What is going on in Ecuador with narco-trafficking?
Ecuador is saddled between “the two largest narcotics productions hotspots in the world: Peru and Colombia,” and while the country hasn’t historically produced cocaine, it “has become an integral part in the lucrative trafficking routes from South America to North America and Europe,” CNN reported.
It was previously considered “a relatively safe nation,” but in the last five years, it “has been consumed by violence related to narco-trafficking,” according to the Times.
What happens next after Ecuador’s Fernando Villavicencio was killed?

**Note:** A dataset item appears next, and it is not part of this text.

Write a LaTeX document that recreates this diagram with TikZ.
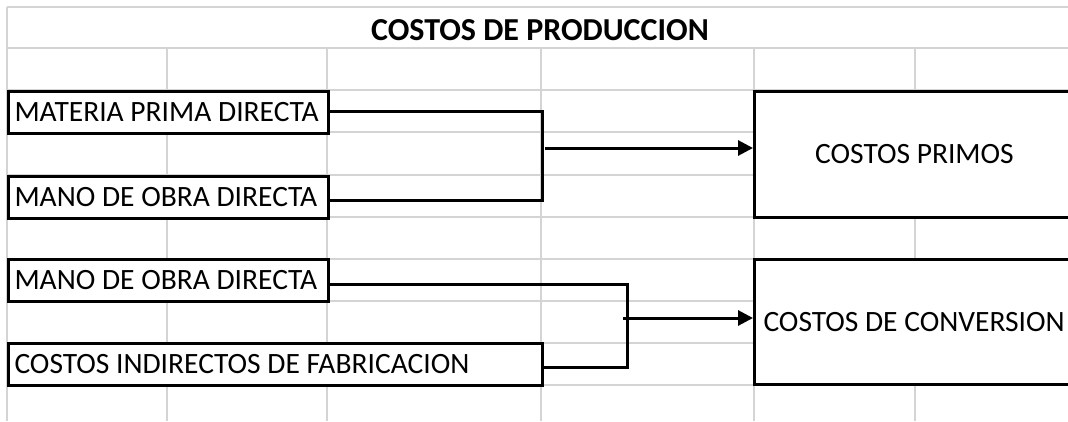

Ecuador’s current president, Guillermo Lasso, declared three days of mourning and a national state of emergency, a move that he says will mobilize the military and guarantee security, per Reuters.
“This is a political crime, which has the character of terrorism, and we do not doubt that this murder is an attempt to sabotage the electoral process,” Lasso said in a video statement late Wednesday night, per Reuters.
The first round of the presidential election takes place Aug. 20 and will continue as scheduled, according to Electoral Council President Diana Atamaint, CNN reported.